By the time Frank Thorne created Ghita of Alizarr, he had produced seventeen Red Sonja books, and frankly admitted an infatuation with the character. In the 1978 afterword of The Art of Frank Thorne, he wrote, ‘To cast Red Sonja aside as a sexual dream of adolescence is missing the thrust of this mythic figure. Granted, Sonja is that dream, but beyond lie the Himalayas. True, amongst those peaks roams this magnificent, near-naked woman. The child’s infatuation with nudity is there, combined with the mature wisdom of combat. Venus with a sword, stalking through the once and future kingdom. She is formed energy; she is the sound that Siegfried harkened to. Red Sonja represents the total possibilities in all of us.’
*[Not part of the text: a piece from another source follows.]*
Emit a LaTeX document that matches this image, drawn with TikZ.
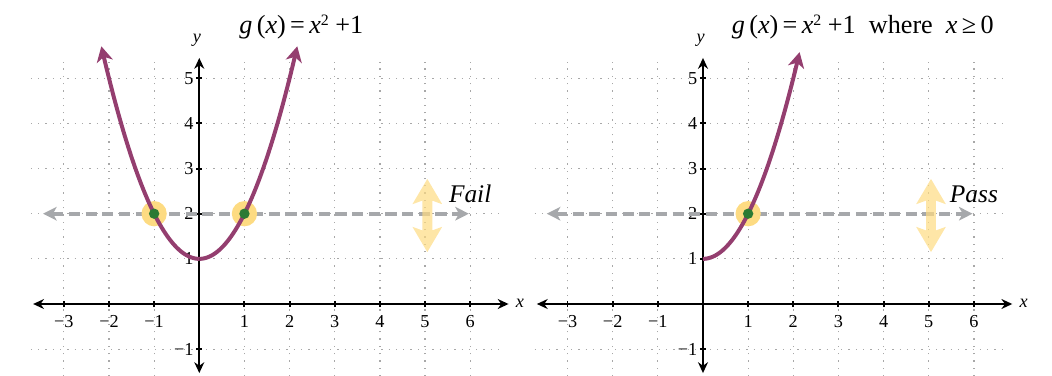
\documentclass[tikz,border=0pt]{standalone}
\usepackage{fontspec}
\setmainfont{Liberation Serif}
\usepackage{tikz}
\usetikzlibrary{arrows.meta}
\definecolor{cmorado}{HTML}{943E6F}
\definecolor{cverde}{HTML}{2B7A34}
\definecolor{camarillo}{HTML}{FDDB82}
\definecolor{cgris}{HTML}{A6A8AB}
\definecolor{crejilla}{HTML}{A8A8A8}
\newcommand{\cuad}{\raisebox{0.62ex}{\fontsize{10}{10}\selectfont 2}}
\tikzset{
  rejilla/.style={draw=crejilla, line width=0.8pt, dash pattern=on 0.8pt off 3.8pt},
  eje/.style={{Stealth[length=2.4mm,width=2.2mm]}-{Stealth[length=2.4mm,width=2.2mm]}, line width=1.2pt},
  marca/.style={line width=1.2pt},
  curva/.style={line width=2.5pt, draw=cmorado},
  punta/.style={-{Stealth[length=3.4mm,width=3.6mm,inset=1mm]}},
  guia/.style={{Stealth[length=3mm,width=3mm,inset=0.8mm]}-{Stealth[length=3mm,width=3mm,inset=0.8mm]},
    line width=2.6pt, draw=cgris, dash pattern=on 7pt off 3.5pt},
  halo/.style={circle, fill=camarillo, minimum size=0.56cm, inner sep=0pt},
  punto/.style={circle, fill=cverde, minimum size=0.23cm, inner sep=0pt},
  flechav/.style={fill=camarillo, fill opacity=0.7},
  etq/.style={font=\fontsize{11.5}{13}\selectfont, inner sep=0pt},
  titulo/.style={font=\fontsize{16.5}{19}\selectfont, anchor=base, inner sep=0pt},
  prueba/.style={font=\fontsize{16}{19}\selectfont\itshape, anchor=base, inner sep=0pt},
}

\begin{document}
\begin{tikzpicture}
  \useasboundingbox (-4.414,-1.573) rectangle (18.886,6.733);
  % lo comun a los dos planos
  \foreach \g/\dx/\res in {a/0/Fail, b/11.156/Pass}{
  \begin{scope}[xshift=\dx cm]
    \foreach \j in {-1,1,2,3,4,5} \draw[rejilla] (-3.73,\j) -- (6.7,\j);
    \foreach \i in {-3,-2,-1,1,2,3,4,5,6} \draw[rejilla] (\i,-1.6) -- (\i,5.37);
    \coordinate (\g xi) at (-3.68,0); \coordinate (\g xf) at (6.85,0);
    \coordinate (\g yi) at (0,-1.53); \coordinate (\g yf) at (0,5.45);
    \draw[eje] (\g xi) -- (\g xf);
    \draw[eje] (\g yi) -- (\g yf);
    \foreach \i in {-3,-2,-1,1,2,3,4,5,6} \draw[marca] (\i,-0.07) -- (\i,0.07);
    \foreach \j in {-1,1,2,3,4,5} \draw[marca] (-0.07,\j) -- (0.07,\j);
    \foreach \i in {1,2,3} \node[etq, anchor=north] (\g xm\i) at (-\i,-0.24) {−\i};
    \foreach \i in {1,...,6} \node[etq, anchor=north] (\g xp\i) at (\i,-0.24) {\i};
    \node[etq, anchor=east] (\g ym1) at (-0.12,-1) {−1};
    \foreach \j in {1,...,5} \node[etq, anchor=east] (\g yp\j) at (-0.12,\j) {\j};
    \node[etq, font=\fontsize{11.5}{13}\selectfont\itshape] (\g x) at (7.1,0.02) {x};
    \node[etq, font=\fontsize{11.5}{13}\selectfont\itshape] (\g y) at (-0.05,5.85) {y};
    % recta horizontal y = 2
    \coordinate (\g hi) at (-3.46,2); \coordinate (\g hf) at (5.97,2);
    \draw[guia] (\g hi) -- (\g hf);
    \fill[flechav] (5.05,2.77) -- (5.38,2.21) -- (5.16,2.29) -- (5.16,1.63) -- (5.38,1.71)
      -- (5.05,1.15) -- (4.72,1.71) -- (4.94,1.63) -- (4.94,2.29) -- (4.72,2.21) -- cycle;
    \node[prueba] (\g res) at (6.0,2.24) {\res};
  \end{scope}}
  % g(x) = x^2 + 1
  \node[halo] (ha1) at (-1,2) {};
  \node[halo] (ha2) at (1,2) {};
  \draw[curva, punta] plot[domain=0:-2.17, samples=50] (\x, {\x*\x+1});
  \draw[curva, punta] plot[domain=0:2.17, samples=50] (\x, {\x*\x+1});
  \node[punto] (pa1) at (-1,2) {};
  \node[punto] (pa2) at (1,2) {};
  \node[titulo] (ta) at (2.26,6.0) {\textit{g}\,(\textit{x})\,=\,\textit{x}\cuad\ +1};
  % con x >= 0
  \begin{scope}[xshift=11.156cm]
    \node[halo] (hb1) at (1,2) {};
    \draw[curva, punta] plot[domain=0:2.14, samples=50] (\x, {\x*\x+1});
    \node[punto] (pb1) at (1,2) {};
    \node[titulo] (tb) at (3.54,6.0) {\textit{g}\,(\textit{x})\,=\,\textit{x}\cuad\ +1\ \ where\ \ \textit{x}\,≥\,0};
  \end{scope}
\end{tikzpicture}
\end{document}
But Roy Thomas, who edited the Sonja books, thought the character was too stereotyped, too baby-doll, so Thorne was edged off the infatuation and towards the more rounded character of Ghita.

In many ways Ghita is the spitting image of Red Sonja. She looks like Sonja, but we see more of her – she has discarded the tin bikini, and although she wears an occasional piece of armour she is mostly naked.

When we first meet Ghita, King Khalia’s favourite whore, she is lounging naked in the royal bedchamber with an old friend and fellow thief, Thenef, a would-be wizard whose slight-of-hand and mumbo-jumbo have earned him a place as the court mage. When Kahlia is mortally wounded in battle against the invading trolls, he gets the idea that the kingdom of Alizarr can be saved by reincarnating Khan-Dagon, the fearsome warrior-king, whose remains are mummified in the catacombs under the palace. Khalia introduces Ghita and Thenef to Khan-Dagon’s corpse, commanding Thenef to bring him back to life.

After an extended series of adventures, Ghita chances upon Khan-Dagon’s sword and recognises its phallic character, ‘eternally erect, forever hard’. ‘I will make love to it,’ she announces. Following this extraordinary feat Ghita is transformed. Inseminated with the phallic conquering spirit of the warrior-king, she is no longer the fleeing courtesan – she is now a blood-thirsty swordswoman, bent on battling the invading trolls and liberating Alizarr.